Tribune. Le risque de guerre ouverte entre la Russie et l’Ukraine, les inquiétudes quant à l’avenir de l’Afrique de l’Ouest ou encore les conséquences de l’alliance Aukus [un accord militaire entre l’Australie, le Royaume-Uni et les Etats-Unis sur la zone Indo-Pacifique] ont, pour une fois, imposé les questions internationales dans les thématiques de la campagne présidentielle. Mais, de nouveau, il existe un « angle mort » : l’Amérique latine.
Cette région a traditionnellement été l’oubliée de la France. Cela est dû, en partie, à une proximité historique, linguistique et culturelle avec l’Europe, qui alimente
– paradoxalement – le rejet de toute analyse approfondie de la part de certains décideurs politiques et économiques. Souvent, ils se confortent avec des idées reçues sur un sous-continent qu’ils voient avec une certaine condescendance, tant son rôle est considéré comme périphérique dans les grands équilibres internationaux. Malgré une augmentation progressive du nombre de latino-américanistes dans les administrations et les universités ces dernières années, la place accordée à l’Amérique latine dans la réflexion française est restée exiguë.
Or, cette région vit de profondes transformations. Si la France souhaite maintenir son rang diplomatique, l’Amérique latine doit revenir dans le radar de l’Elysée, afin de mettre en œuvre une politique renouvelée qui bénéficie de moyens appropriés et de l’attention présidentielle.
Montée en puissance de la Chine
L’Amérique latine n’est plus la chasse gardée des Etats-Unis. Elle est devenue l’un des principaux théâtres de la rivalité stratégique sino-américaine. En 2001, le commerce de la Chine avec les pays latino-américains s’élevait à quelques centaines de millions de dollars. Vingt ans plus tard, la Chine est devenue l’un des principaux partenaires commerciaux de la plupart d’entre eux et ne compte pas en rester là. En témoigne le dernier « plan d’action » adopté, mi-décembre 2021, par la Communauté d’Etats latino-américains et caribéens pour la coopération avec la Chine, qui prévoit de renforcer les investissements et les projets communs en matière de sécurité-défense et dans le domaine spatial, sans oublier les échanges sur les questions sanitaires liées au Covid-19.

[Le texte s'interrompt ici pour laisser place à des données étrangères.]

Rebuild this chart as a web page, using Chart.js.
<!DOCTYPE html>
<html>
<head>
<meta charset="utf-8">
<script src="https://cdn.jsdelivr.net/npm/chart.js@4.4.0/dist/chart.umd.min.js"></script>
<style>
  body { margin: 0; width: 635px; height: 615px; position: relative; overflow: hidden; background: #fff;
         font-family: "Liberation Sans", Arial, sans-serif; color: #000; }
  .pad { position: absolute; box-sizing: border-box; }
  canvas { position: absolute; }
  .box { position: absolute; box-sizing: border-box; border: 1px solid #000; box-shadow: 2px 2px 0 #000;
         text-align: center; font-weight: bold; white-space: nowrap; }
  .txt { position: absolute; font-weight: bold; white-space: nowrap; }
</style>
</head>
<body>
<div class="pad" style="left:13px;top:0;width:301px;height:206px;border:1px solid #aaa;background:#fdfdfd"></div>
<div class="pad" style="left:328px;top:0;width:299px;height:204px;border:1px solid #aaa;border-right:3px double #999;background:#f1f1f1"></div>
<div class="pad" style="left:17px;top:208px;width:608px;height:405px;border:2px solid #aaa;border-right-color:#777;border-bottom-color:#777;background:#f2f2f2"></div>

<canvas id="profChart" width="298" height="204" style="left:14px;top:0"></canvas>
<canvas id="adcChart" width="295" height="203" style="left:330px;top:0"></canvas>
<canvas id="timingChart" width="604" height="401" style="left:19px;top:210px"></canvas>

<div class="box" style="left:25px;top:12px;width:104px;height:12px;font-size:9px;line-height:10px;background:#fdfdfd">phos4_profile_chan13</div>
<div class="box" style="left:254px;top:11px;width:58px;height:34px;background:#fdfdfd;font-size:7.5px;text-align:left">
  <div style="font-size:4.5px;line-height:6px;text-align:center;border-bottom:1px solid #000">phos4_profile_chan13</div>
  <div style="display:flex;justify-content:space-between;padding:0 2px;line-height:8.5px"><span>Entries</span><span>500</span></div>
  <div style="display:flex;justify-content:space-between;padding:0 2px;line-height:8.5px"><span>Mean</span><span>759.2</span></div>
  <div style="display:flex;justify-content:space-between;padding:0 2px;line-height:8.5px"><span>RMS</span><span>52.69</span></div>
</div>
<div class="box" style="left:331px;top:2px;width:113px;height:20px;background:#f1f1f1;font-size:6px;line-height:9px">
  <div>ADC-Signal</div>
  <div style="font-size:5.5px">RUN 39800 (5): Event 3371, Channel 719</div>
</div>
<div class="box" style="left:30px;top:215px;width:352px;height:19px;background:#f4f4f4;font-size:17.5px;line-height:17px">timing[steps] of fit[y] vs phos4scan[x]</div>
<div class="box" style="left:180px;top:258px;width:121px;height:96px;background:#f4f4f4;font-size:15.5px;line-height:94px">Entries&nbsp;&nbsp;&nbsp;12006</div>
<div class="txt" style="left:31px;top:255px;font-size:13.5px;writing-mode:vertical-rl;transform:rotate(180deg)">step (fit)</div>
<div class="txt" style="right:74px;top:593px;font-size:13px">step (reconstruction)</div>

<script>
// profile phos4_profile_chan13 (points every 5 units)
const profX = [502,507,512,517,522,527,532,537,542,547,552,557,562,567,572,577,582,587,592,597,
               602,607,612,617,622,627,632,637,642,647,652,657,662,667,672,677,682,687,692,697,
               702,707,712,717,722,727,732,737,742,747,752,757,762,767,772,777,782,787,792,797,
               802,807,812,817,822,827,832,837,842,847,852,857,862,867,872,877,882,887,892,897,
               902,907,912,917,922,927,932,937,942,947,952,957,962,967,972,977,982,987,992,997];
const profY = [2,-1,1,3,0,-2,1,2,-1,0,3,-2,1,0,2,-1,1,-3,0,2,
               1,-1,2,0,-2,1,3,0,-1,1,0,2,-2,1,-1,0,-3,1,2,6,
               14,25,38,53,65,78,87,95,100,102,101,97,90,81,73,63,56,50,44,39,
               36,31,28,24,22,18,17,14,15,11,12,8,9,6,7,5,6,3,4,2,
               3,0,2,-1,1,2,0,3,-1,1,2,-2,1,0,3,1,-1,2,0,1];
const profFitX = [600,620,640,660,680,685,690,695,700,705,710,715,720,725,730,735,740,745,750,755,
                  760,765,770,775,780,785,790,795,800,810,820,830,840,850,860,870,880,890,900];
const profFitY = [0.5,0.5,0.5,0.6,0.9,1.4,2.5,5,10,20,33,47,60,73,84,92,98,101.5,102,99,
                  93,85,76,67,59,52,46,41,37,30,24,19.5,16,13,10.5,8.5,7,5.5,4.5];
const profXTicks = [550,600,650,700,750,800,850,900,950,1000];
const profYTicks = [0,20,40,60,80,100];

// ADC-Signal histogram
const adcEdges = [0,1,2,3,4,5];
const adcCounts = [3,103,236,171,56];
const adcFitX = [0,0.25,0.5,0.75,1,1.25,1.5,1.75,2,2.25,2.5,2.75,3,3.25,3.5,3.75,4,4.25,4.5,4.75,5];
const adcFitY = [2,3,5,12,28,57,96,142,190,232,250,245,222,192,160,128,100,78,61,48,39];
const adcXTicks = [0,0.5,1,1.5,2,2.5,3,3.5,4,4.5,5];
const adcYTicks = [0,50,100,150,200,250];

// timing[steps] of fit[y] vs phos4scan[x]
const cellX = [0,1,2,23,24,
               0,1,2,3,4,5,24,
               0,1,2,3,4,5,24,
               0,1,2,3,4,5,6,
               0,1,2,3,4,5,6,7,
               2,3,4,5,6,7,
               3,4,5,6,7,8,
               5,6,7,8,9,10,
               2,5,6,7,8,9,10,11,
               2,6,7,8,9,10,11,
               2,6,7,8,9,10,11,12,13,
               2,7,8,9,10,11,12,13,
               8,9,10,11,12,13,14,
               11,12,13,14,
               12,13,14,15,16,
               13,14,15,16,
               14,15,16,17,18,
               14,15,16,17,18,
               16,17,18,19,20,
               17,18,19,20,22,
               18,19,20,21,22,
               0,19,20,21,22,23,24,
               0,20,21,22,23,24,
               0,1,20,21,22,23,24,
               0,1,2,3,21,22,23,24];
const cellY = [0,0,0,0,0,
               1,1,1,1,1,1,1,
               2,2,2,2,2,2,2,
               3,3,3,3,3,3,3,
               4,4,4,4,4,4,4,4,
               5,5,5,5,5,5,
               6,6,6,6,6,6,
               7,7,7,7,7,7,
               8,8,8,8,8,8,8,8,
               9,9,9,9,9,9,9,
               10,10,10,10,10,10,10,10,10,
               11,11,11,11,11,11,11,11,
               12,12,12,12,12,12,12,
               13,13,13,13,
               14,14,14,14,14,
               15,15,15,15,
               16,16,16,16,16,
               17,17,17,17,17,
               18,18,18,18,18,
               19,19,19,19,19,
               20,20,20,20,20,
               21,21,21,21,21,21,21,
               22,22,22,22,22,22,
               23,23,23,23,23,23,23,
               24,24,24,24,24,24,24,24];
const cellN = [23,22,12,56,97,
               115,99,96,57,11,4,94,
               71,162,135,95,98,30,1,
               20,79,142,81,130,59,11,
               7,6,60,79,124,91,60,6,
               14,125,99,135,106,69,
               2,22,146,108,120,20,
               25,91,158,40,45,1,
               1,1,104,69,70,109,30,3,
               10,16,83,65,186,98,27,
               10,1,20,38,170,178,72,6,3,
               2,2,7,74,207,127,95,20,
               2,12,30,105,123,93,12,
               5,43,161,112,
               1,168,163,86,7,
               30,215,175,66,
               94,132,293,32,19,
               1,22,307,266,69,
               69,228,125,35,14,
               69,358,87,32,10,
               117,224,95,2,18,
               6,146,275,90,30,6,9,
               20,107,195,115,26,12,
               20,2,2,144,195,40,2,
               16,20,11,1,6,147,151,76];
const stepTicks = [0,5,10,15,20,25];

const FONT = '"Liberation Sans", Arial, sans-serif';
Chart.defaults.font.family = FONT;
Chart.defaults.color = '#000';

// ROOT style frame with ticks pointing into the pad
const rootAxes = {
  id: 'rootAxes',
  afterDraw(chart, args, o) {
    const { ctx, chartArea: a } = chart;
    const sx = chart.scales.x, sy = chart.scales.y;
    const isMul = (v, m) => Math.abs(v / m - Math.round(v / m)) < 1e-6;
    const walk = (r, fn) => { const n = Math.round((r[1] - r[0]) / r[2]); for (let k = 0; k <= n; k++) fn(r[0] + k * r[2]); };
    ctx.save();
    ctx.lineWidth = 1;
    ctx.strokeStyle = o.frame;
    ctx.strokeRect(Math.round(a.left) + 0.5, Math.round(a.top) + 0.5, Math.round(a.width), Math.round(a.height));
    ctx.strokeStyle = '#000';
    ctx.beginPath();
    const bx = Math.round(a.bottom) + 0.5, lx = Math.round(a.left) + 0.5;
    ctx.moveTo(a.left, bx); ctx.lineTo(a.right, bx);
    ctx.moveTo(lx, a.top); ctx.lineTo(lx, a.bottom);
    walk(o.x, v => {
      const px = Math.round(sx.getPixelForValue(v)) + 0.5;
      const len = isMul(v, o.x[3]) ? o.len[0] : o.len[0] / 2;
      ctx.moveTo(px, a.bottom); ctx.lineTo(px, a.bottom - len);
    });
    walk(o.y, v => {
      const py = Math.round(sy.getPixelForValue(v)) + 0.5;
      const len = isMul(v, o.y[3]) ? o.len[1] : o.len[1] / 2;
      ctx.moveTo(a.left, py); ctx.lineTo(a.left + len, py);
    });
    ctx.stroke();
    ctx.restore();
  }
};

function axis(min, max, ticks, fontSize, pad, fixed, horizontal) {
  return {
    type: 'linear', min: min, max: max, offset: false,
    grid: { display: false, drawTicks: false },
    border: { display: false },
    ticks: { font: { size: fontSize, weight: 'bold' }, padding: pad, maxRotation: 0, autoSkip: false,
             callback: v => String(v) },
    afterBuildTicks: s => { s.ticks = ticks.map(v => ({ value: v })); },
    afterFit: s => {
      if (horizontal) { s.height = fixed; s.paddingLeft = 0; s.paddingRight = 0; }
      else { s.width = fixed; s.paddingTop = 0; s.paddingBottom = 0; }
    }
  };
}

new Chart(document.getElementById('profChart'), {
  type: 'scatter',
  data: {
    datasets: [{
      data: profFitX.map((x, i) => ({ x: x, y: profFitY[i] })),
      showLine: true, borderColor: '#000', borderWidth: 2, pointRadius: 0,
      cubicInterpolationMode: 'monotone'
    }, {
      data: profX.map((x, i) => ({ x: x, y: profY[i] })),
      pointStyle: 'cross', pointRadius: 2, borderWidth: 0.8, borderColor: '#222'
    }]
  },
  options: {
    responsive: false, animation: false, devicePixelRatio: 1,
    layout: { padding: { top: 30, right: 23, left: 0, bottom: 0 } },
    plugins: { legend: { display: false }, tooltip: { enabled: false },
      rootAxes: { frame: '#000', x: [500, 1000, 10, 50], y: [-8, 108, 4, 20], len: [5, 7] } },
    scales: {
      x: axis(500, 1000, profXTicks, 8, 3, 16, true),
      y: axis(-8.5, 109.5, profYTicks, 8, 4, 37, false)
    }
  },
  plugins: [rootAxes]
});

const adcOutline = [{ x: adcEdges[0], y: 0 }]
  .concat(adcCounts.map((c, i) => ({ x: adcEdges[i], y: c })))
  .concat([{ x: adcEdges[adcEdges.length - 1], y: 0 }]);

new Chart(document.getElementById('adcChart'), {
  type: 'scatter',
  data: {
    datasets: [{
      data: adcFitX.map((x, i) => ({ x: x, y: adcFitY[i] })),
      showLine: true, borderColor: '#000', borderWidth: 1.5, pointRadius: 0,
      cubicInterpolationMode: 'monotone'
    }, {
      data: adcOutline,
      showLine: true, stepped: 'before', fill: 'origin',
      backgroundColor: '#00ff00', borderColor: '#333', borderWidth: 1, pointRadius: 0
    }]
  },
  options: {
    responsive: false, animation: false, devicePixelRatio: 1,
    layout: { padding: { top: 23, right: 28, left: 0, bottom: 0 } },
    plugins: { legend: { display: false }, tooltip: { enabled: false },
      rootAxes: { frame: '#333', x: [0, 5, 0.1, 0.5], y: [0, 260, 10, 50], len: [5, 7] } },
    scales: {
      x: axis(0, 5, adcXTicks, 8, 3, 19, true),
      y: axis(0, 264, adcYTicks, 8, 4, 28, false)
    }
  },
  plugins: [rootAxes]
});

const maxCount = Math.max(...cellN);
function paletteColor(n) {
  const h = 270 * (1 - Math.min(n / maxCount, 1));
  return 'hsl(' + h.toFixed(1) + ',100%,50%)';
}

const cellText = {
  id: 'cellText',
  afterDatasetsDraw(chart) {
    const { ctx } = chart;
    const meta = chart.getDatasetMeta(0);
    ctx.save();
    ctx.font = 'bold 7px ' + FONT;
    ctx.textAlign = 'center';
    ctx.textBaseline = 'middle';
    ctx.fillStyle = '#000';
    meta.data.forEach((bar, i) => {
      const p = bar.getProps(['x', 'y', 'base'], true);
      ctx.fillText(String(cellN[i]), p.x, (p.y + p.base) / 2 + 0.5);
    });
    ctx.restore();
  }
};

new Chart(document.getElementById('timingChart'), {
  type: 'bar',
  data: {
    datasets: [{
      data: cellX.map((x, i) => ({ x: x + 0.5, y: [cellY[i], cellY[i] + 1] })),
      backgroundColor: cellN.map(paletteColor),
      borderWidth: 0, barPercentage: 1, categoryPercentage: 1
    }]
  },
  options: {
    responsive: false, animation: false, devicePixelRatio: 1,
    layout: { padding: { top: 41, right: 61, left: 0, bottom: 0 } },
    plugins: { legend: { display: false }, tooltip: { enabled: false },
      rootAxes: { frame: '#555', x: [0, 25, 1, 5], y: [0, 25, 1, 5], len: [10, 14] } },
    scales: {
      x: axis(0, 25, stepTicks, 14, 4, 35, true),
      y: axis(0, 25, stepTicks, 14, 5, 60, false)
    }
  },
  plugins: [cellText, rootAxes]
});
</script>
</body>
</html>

Face à cette offensive continue, les Etats-Unis n’ont pas hésité à dénoncer un « piège chinois de la dette », comme en Afrique ou en Asie. Mais, jusqu’à présent, Washington a été incapable de répondre à ce défi, y compris dans des pays considérés comme proches, tels que la Colombie ou le Mexique, où des entreprises chinoises ont récemment remporté des appels d’offres pour équiper les métros de Bogota et Mexico. Désormais, c’est sur le plan politique que cette rivalité se manifeste : la rupture par le Nicaragua de ses relations diplomatiques avec Taïwan, en décembre 2021, est un coup dur pour l’île – mais aussi pour les Etats-Unis. L’entrée, le 6 février, de l’Argentine dans les « nouvelles routes de la soie » [un programme chinois de construction d’infrastructures à travers le monde], malgré l’aide apportée par l’administration Biden à ce pays dans la renégociation de sa dette au FMI, vient confirmer cette dynamique. Désormais, vingt pays latino-américains ont adhéré au projet chinois.